For the values of acceleration, I did a bit of calculating. (Note: For all these calculations I always round off to 3 decimal places.) I used Newton's Law of Universal Gravitation, \(F = G * \frac{m_1 * m_2}{r^2}\), where \(G\) is the gravitational constant (valued at \(6.67408 * 10^{−11}m^{3}kg^{-1}s^{-2}\); see Wikipedia), \(m_1\) is the mass of the smaller object (valued arbitrarily at \(1kg\) for ease of calculation), \(m_2\) is the mass of the larger object (the Earth, valued at \(5.97237 * 10^{24}kg\), see Wikipedia under Mass), and \(r\) is the radius between the centers of mass of the two objects. For the radius of the Earth, I used the mean radius as given on Wikipedia, \(6371km = 6.371 * 10^6m\) (everything in SI units, always, no exceptions). And at \(430m\) above sea level, the distance \(r\) between the two centers of mass is \((6.371 * 10^6 + 430)m = 6.37143 * 10^6m\). Of course, the center of mass of the styrofoam is a few centimeters inside it, but at these scales it hardly matters (and besides, we're only ball-parking it with these values, anyway). So then, calculating the \(F\) (force of gravity, in this case), yields about \(9.819N\) (you can plug the values in yourself), and since \(F = ma \Leftrightarrow a = \frac{F}{m}\), and here is why I chose \(1kg\) for the mass of the smaller object. \(a = \frac{9.819N}{1kg} = 9.819m/s^2\).

A similar calculation for the top of the mountain, except this time the distance \(r\) between the two objects will be slightly larger: \((6.371*10^6 + 3777)m = 6.374777*10{6}m\). Again for ease of calculation, we ignore all other forces and assume the weight is still \(1kg\). This time \(F = 9.809N\), and by the same logic, \(a = 9.809m/s^2\).

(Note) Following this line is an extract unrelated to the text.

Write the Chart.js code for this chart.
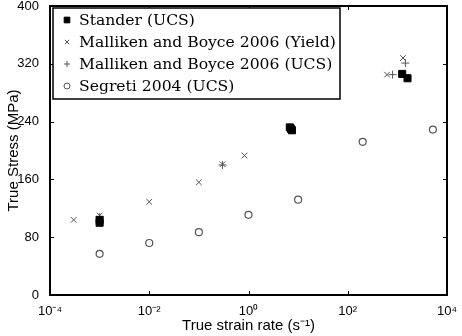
<!DOCTYPE html>
<html>
<head>
<meta charset="utf-8">
<script src="https://cdn.jsdelivr.net/npm/chart.js@4.4.1/dist/chart.umd.min.js"></script>
<style>
  body { margin: 0; background: #fff; }
  #wrap { width: 462px; height: 336px; }
</style>
</head>
<body>
<div id="wrap"><canvas id="chart" width="462" height="336"></canvas></div>
<script>
// Stander (UCS)
const standerX = [1e-3, 1e-3, 6.8, 7.5, 7.2, 1250, 1600];
const standerY = [100, 104, 232, 228, 230, 306, 300];
// Malliken and Boyce 2006 (Yield)
const yieldX = [3e-4, 1e-3, 1e-2, 0.1, 0.3, 0.83, 620, 1300];
const yieldY = [104, 110, 129, 156, 181, 193, 305, 328];
// Malliken and Boyce 2006 (UCS)
const ucsX = [1e-3, 0.3, 800, 1450];
const ucsY = [108, 180, 305, 321];
// Segreti 2004 (UCS)
const segX = [1e-3, 1e-2, 0.1, 1, 10, 200, 5200];
const segY = [57, 72, 87, 111, 132, 212, 229];

const xTicks = [1e-4, 1e-2, 1, 1e2, 1e4];
const yTicks = [0, 80, 160, 240, 320, 400];

const sup = { '-': '\u207B', '0': '\u2070', '1': '\u00B9', '2': '\u00B2', '4': '\u2074' };
const toPts = (xs, ys) => xs.map((x, i) => ({ x, y: ys[i] }));

const sansFont = "'Liberation Sans', Arial, sans-serif";
const serifFont = "'DejaVu Serif', 'Liberation Serif', serif";

// box + inward ticks, matlab style
const framePlugin = {
    id: 'frame',
    afterDraw(chart) {
        const { ctx, chartArea: a, scales } = chart;
        ctx.save();
        ctx.strokeStyle = '#000';
        ctx.lineWidth = 1;
        xTicks.forEach(v => {
            const px = Math.round(scales.x.getPixelForValue(v)) + 0.5;
            ctx.beginPath();
            ctx.moveTo(px, a.bottom); ctx.lineTo(px, a.bottom - 4);
            ctx.moveTo(px, a.top); ctx.lineTo(px, a.top + 4);
            ctx.stroke();
        });
        yTicks.forEach(v => {
            const py = Math.round(scales.y.getPixelForValue(v)) + 0.5;
            ctx.beginPath();
            ctx.moveTo(a.left, py); ctx.lineTo(a.left + 4, py);
            ctx.moveTo(a.right, py); ctx.lineTo(a.right - 4, py);
            ctx.stroke();
        });
        ctx.lineWidth = 2;
        ctx.strokeRect(a.left, a.top, a.right - a.left, a.bottom - a.top);

        // legend box
        const lx = 53, ly = 8, lw = 287, lh = 91;
        ctx.fillStyle = '#fff';
        ctx.fillRect(lx, ly, lw, lh);
        ctx.lineWidth = 1.5;
        ctx.strokeRect(lx, ly, lw, lh);
        ctx.font = '15.6px ' + serifFont;
        ctx.textBaseline = 'middle';
        chart.data.datasets.forEach((ds, i) => {
            const cy = 20 + i * 22;
            ctx.fillStyle = ds.pointBackgroundColor || 'rgba(0,0,0,0)';
            ctx.strokeStyle = ds.pointBorderColor;
            ctx.lineWidth = 1;
            Chart.helpers.drawPoint(ctx, {
                pointStyle: ds.pointStyle,
                radius: ds.pointStyle === 'rect' ? 4 : 3,
                borderWidth: 1
            }, 67, cy);
            ctx.fillStyle = '#000';
            ctx.fillText(ds.label, 79, cy + 1);
        });
        ctx.restore();
    }
};

new Chart(document.getElementById('chart'), {
    type: 'scatter',
    data: {
        datasets: [
            {
                label: 'Stander (UCS)',
                data: toPts(standerX, standerY),
                pointStyle: 'rect',
                pointRadius: 5,
                pointBackgroundColor: '#000',
                pointBorderColor: '#000',
                pointBorderWidth: 1
            },
            {
                label: 'Malliken and Boyce 2006 (Yield)',
                data: toPts(yieldX, yieldY),
                pointStyle: 'crossRot',
                pointRadius: 4,
                pointBackgroundColor: 'rgba(0,0,0,0)',
                pointBorderColor: '#555',
                pointBorderWidth: 1
            },
            {
                label: 'Malliken and Boyce 2006 (UCS)',
                data: toPts(ucsX, ucsY),
                pointStyle: 'cross',
                pointRadius: 4,
                pointBackgroundColor: 'rgba(0,0,0,0)',
                pointBorderColor: '#555',
                pointBorderWidth: 1
            },
            {
                label: 'Segreti 2004 (UCS)',
                data: toPts(segX, segY),
                pointStyle: 'circle',
                pointRadius: 3.5,
                pointBackgroundColor: 'rgba(0,0,0,0)',
                pointBorderColor: '#555',
                pointBorderWidth: 1.2
            }
        ]
    },
    options: {
        responsive: false,
        animation: false,
        layout: { padding: { left: 0, top: 5, right: 15, bottom: 0 } },
        plugins: { legend: { display: false }, tooltip: { enabled: false } },
        scales: {
            x: {
                type: 'logarithmic',
                min: 1e-4,
                max: 1e4,
                afterBuildTicks: s => { s.ticks = xTicks.map(v => ({ value: v })); },
                afterFit: s => { s.height = 41; s.paddingLeft = 0; s.paddingRight = 0; },
                grid: { display: false },
                border: { display: false },
                ticks: {
                    color: '#000',
                    font: { family: sansFont, size: 13 },
                    padding: 1,
                    maxRotation: 0,
                    callback: v => '10' + String(Math.round(Math.log10(v))).split('').map(c => sup[c]).join('')
                },
                title: {
                    display: true,
                    text: 'True strain rate (s\u207B\u00B9)',
                    color: '#000',
                    font: { family: sansFont, size: 15 },
                    padding: { top: 0, bottom: 1 }
                }
            },
            y: {
                min: 0,
                max: 400,
                afterBuildTicks: s => { s.ticks = yTicks.map(v => ({ value: v })); },
                afterFit: s => { s.width = 50; s.paddingTop = 0; s.paddingBottom = 0; },
                grid: { display: false },
                border: { display: false },
                ticks: {
                    color: '#000',
                    font: { family: sansFont, size: 13 },
                    padding: 3
                },
                title: {
                    display: true,
                    text: 'True Stress (MPa)',
                    color: '#000',
                    font: { family: sansFont, size: 15 },
                    padding: { top: 5, bottom: 0 }
                }
            }
        }
    },
    plugins: [framePlugin]
});
</script>
</body>
</html>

See, I know how to show my work!

In other good news, since the beginning of February I've been working part time for Ent3r Realfagstrening, going to three different schools on Mondays, Wednesdays, and Thursdays, helping younger students with math and physics homework! It's very fun, and it's excellent training for me. Between my own school work and my part time job, I feel massively busy, but not so busy that I can't crank out an update now and again.